Based on these considerations, analysts are strongly optimistic about Uber’s prospects, and I echo this sentiment. This is the case despite the fact that Uber shares have already been up 45.3% in the last year. Below, we break down in detail some of the reasons why UBER stock could continue its impressive rally.
Maintaining Ride Demand Amid European Expansion
Ubers’ latest services could attract new customers with its upcoming European service launches, which could tap into increasing tourism demand in the area. One is Uber Yacht, a boat service in Ibiza slated to accept pre-bookings starting July 26. Uber Boat will expand to Venice and parts of Greece after launching in Mykonos last year. Another new offering is Uber Bubbles, a champagne tour service in France.
These services capitalize on the rapidly growing European luxury tourism market, valued at an estimated $1.3 trillion in 2022 and forecasted to grow at a CAGR of 7.8% through 2032.
Uber’s core rideshare business is projected to post 26% year-over-year gains in gross for the second quarter of the year, driven by consistent strong demand. This performance is likely buoyed by favorable pricing trends in the quarter as well. Based on these and other factors, analysts have called for accelerating monthly average user growth, which will likely help drive further growth.
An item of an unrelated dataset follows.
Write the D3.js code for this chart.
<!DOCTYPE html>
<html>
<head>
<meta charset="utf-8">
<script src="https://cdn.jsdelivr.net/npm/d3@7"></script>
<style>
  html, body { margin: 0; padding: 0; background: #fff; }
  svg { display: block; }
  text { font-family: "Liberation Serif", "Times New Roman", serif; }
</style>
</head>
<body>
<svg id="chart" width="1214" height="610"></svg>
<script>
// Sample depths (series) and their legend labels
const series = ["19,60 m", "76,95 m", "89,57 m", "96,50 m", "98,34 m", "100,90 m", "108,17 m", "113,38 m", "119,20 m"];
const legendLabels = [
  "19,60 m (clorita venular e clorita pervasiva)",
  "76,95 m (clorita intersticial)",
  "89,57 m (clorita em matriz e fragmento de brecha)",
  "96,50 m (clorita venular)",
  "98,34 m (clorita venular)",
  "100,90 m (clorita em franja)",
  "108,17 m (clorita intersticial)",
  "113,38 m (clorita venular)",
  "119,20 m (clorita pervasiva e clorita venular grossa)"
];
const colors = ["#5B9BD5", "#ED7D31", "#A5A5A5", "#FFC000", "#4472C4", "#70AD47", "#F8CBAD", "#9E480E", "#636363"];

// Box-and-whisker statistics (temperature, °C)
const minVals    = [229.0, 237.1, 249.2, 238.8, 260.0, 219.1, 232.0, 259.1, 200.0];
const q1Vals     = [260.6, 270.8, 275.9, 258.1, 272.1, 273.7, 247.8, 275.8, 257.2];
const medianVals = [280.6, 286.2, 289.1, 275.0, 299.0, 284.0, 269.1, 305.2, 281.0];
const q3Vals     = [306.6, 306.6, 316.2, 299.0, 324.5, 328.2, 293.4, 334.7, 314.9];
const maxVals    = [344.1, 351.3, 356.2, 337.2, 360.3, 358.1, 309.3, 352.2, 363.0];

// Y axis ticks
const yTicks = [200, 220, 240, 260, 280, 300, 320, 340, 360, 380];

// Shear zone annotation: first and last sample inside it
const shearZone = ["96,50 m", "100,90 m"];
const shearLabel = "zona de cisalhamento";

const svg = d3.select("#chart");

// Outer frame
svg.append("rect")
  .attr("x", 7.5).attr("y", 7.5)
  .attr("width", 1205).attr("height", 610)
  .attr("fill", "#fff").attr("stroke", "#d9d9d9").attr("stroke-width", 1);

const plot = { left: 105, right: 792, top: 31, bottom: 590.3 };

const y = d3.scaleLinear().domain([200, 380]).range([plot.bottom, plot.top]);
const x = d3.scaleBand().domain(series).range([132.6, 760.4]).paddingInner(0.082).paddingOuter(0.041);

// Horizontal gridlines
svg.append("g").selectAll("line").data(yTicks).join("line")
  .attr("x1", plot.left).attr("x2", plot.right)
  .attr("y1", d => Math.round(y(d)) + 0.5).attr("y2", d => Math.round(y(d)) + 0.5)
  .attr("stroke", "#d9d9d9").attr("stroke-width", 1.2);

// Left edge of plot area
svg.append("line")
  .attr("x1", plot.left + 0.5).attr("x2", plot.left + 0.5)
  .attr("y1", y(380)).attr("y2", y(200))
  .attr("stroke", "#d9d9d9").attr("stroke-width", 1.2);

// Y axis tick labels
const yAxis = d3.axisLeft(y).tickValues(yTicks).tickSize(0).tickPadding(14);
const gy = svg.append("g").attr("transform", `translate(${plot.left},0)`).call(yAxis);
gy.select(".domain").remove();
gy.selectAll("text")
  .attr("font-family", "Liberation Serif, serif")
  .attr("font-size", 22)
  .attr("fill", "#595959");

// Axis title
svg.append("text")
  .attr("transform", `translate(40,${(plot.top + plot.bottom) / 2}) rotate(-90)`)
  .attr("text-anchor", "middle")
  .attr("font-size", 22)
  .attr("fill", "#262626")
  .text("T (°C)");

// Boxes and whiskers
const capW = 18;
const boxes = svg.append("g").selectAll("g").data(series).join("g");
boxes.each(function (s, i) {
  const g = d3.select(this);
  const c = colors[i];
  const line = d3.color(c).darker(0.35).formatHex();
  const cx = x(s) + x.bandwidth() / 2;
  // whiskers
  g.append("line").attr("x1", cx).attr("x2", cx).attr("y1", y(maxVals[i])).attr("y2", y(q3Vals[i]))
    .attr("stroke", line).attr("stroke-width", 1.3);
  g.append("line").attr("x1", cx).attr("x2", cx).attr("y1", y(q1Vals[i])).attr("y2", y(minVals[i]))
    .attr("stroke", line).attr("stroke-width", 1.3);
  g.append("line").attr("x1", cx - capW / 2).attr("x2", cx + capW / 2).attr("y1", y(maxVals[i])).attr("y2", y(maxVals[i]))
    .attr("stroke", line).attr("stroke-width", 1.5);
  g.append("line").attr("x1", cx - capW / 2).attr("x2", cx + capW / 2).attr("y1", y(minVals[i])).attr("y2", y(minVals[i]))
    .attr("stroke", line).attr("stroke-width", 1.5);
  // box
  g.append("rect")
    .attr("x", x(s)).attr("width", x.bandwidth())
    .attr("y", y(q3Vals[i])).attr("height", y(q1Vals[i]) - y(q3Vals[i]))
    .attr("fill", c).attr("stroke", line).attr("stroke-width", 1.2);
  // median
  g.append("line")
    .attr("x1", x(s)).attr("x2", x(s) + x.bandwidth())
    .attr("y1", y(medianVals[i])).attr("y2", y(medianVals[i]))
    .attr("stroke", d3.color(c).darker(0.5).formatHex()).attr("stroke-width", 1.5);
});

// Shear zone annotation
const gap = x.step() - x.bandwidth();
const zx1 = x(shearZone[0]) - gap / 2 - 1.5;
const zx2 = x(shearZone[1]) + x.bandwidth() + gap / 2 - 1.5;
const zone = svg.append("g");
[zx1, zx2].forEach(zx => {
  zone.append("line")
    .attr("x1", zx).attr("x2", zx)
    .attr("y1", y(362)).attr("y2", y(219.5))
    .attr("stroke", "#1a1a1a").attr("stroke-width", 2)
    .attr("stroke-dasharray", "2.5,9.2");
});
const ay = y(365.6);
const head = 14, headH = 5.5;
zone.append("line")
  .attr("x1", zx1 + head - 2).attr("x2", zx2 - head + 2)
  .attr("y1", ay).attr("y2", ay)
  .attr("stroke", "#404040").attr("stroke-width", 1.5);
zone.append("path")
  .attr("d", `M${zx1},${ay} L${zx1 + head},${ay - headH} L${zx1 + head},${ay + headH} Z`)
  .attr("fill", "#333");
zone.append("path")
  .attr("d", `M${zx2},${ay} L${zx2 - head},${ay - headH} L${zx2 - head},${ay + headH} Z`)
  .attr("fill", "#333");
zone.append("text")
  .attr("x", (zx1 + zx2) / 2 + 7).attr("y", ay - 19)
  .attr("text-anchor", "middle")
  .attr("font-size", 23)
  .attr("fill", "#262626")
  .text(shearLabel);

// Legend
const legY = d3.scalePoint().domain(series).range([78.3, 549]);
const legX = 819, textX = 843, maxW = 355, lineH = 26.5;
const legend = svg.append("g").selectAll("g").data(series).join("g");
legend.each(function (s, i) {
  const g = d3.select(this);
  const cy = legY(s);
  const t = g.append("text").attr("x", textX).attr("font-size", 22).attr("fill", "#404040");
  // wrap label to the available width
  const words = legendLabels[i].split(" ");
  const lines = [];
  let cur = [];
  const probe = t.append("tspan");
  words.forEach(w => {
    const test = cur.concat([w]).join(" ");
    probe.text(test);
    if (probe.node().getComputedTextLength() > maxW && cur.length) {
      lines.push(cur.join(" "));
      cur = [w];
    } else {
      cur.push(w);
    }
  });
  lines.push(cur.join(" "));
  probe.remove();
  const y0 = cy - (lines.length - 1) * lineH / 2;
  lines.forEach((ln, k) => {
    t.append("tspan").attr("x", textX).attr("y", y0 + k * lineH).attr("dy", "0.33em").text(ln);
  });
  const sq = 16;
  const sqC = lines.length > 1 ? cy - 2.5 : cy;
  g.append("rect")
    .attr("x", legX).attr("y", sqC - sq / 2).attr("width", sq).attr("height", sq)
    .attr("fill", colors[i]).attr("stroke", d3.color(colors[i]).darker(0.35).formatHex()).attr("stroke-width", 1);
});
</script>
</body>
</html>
Stock Buyback and Delivery Bookings
In February, Uber announced its first-ever stock repurchase program, with plans to buy back up to $7 billion in common shares. Though the company did not provide a timeline for the program, analysts have estimated it could be completed in two years. This program has the potential to increase shareholder value.
Also key to Uber’s future plans is its food delivery segment, which is expected to post-delivery gross bookings growth of 17.5% year-over-year for the second quarter. This portion of Uber’s business faces both tailwinds and headwinds. On the one hand, Uber’s purchase of Taiwanese delivery service Food Panda for $950 million this year will likely consolidate its market share in that region. Still, weaker restaurant traffic in other parts of the world has the potential to dampen bookings as well.
Tesla Robotaxi Delay
Though Uber remains a leader in the rideshare space, competition is still fierce. Tesla’s long-awaited robotaxi service, which is expected to include a rideshare alternative provided by autonomous vehicles, could put a dent in Uber’s business.
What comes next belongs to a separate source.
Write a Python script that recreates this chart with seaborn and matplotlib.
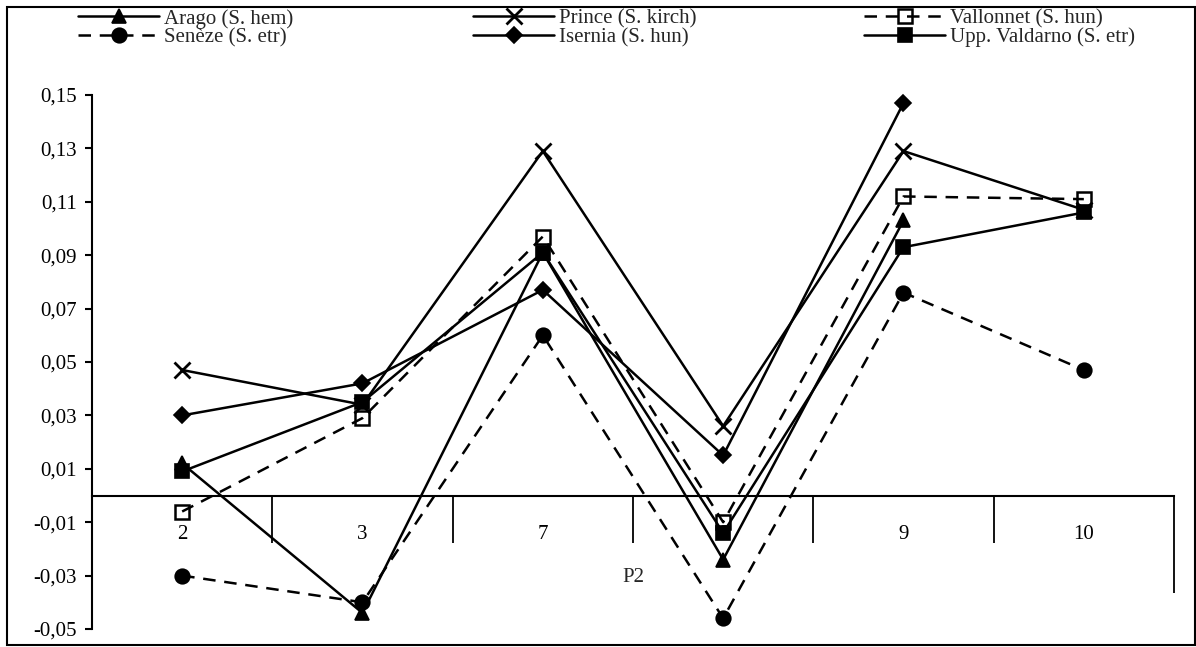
import numpy as np
import pandas as pd
import matplotlib
matplotlib.use("Agg")
import matplotlib.pyplot as plt
import seaborn as sns
from matplotlib.ticker import FuncFormatter, FixedLocator
from matplotlib.patches import Rectangle

# ---------------- data ----------------
categories = ["2", "3", "7", "8", "9", "10"]
group_label = "P2"

arago = [0.012, -0.044, 0.091, -0.024, 0.103, np.nan]
prince = [0.047, 0.034, 0.129, 0.026, 0.129, 0.107]
vallonnet = [-0.006, 0.029, 0.097, -0.010, 0.112, 0.111]
seneze = [-0.030, -0.040, 0.060, -0.046, 0.076, 0.047]
isernia = [0.030, 0.042, 0.077, 0.015, 0.147, np.nan]
valdarno = [0.009, 0.035, 0.091, -0.014, 0.093, 0.106]

series_names = ["Arago (S. hem)", "Prince (S. kirch)", "Vallonnet (S. hun)",
                "Senèze (S. etr)", "Isernia (S. hun)", "Upp. Valdarno (S. etr)"]
series_values = [arago, prince, vallonnet, seneze, isernia, valdarno]

y_ticks = [-0.05, -0.03, -0.01, 0.01, 0.03, 0.05, 0.07, 0.09, 0.11, 0.13, 0.15]

# ---------------- style ----------------
sns.set_style("white")
plt.rcParams["font.family"] = ["Liberation Serif", "DejaVu Serif"]
plt.rcParams["font.size"] = 15

W, H = 1196, 647
fig = plt.figure(figsize=(W / 100, H / 100), dpi=100)
x0, x1, ytop, ybot = 92, 1174, 95, 629
ax = fig.add_axes([x0 / W, 1 - ybot / H, (x1 - x0) / W, (ybot - ytop) / H])

dash = (0, (5, 3.5))
styles = {
    "Arago (S. hem)": dict(marker="^", linestyle="-", markersize=10, markerfacecolor="black"),
    "Prince (S. kirch)": dict(marker="x", linestyle="-", markersize=11, markeredgewidth=2),
    "Vallonnet (S. hun)": dict(marker="s", linestyle=dash, markersize=9.5,
                               markerfacecolor="none", markeredgewidth=1.8),
    "Senèze (S. etr)": dict(marker="o", linestyle=dash, markersize=10.5, markerfacecolor="black"),
    "Isernia (S. hun)": dict(marker="D", linestyle="-", markersize=8.5, markerfacecolor="black"),
    "Upp. Valdarno (S. etr)": dict(marker="s", linestyle="-", markersize=10, markerfacecolor="black"),
}

handles = {}
for name, vals in zip(series_names, series_values):
    df = pd.DataFrame({"cat": categories, "val": vals})
    kw = dict(styles[name])
    kw.setdefault("markeredgewidth", 1.2)
    sns.lineplot(data=df, x="cat", y="val", ax=ax, sort=False, legend=False,
                 color="black", linewidth=1.8, markeredgecolor="black",
                 zorder=3, clip_on=False, **kw)
    handles[name] = ax.lines[-1]

ax.set_xlim(-0.5, len(categories) - 0.5)
ax.set_ylim(-0.05, 0.15)
ax.yaxis.set_major_locator(FixedLocator(y_ticks))
ax.yaxis.set_major_formatter(FuncFormatter(lambda v, p: f"{v:.2f}".replace(".", ",")))

for s in ["top", "right"]:
    ax.spines[s].set_visible(False)
ax.spines["left"].set_linewidth(1.5)
ax.spines["bottom"].set_linewidth(1.5)
ax.spines["bottom"].set_position(("data", 0))
ax.spines["left"].set_color("black")
ax.spines["bottom"].set_color("black")

ax.tick_params(axis="y", which="major", direction="out", length=5, width=1.5,
               pad=6, colors="black", labelsize=15, left=True)
ax.tick_params(axis="x", which="major", length=0, pad=21, labelsize=15, colors="black")
# category dividers as minor ticks on the zero line
ax.xaxis.set_minor_locator(FixedLocator(np.arange(0.5, len(categories) - 1, 1.0)))
ax.tick_params(axis="x", which="minor", direction="out", length=34, width=1.3,
               colors="black", bottom=True)
# outer group boundary on the right
ax.vlines(len(categories) - 0.5, -0.0365, 0, color="black", linewidth=1.3, clip_on=False)

ax.set_xlabel(group_label, fontsize=15, labelpad=15)
ax.set_ylabel("")
ax.grid(False)

# ---------------- legend (three columns) ----------------
col_x = [78, 473, 864]
cols = [["Arago (S. hem)", "Senèze (S. etr)"],
        ["Prince (S. kirch)", "Isernia (S. hun)"],
        ["Vallonnet (S. hun)", "Upp. Valdarno (S. etr)"]]
for cx, names in zip(col_x, cols):
    fig.legend([handles[n] for n in names], names, loc="upper left",
               bbox_to_anchor=(cx / W, 1 - 9 / H), frameon=False,
               handlelength=3.9, handletextpad=0.25, labelspacing=-0.05,
               borderpad=0, borderaxespad=0, fontsize=15)

# figure border
fig.patches.append(Rectangle((7 / W, 2 / H), (1195 - 7) / W, (645 - 7) / H,
                             transform=fig.transFigure, fill=False,
                             edgecolor="black", linewidth=1.5))

fig.savefig("out.png", dpi=100)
However, in a boon for Uber, Tesla’s robotaxi unveiling, originally slated for August, has been delayed, with CEO Elon Musk saying the company needed more time to incorporate a design change, among other things. No date has been announced for the unveiling, but estimations are for an October presentation.
These factors illustrate why Wall Street analysts rate UBER shares as a strong buy. This rating is based on 31 Buy ratings, one Hold rating, and zero Sell Ratings. Analysts give UBER stock an average price target of $87.93, representing an upside potential of 27.6%.
Conclusion: Demand and New Offerings Could Fuel Growth
Even as an established leader in the rideshare space, Uber continues to enjoy growth opportunities. The company’s strong ride demand, the resilience of its food delivery service despite challenging conditions, and its new offerings rolling out in the luxury tourism space in Europe all demonstrate why many Wall Street analysts view it as a Buy.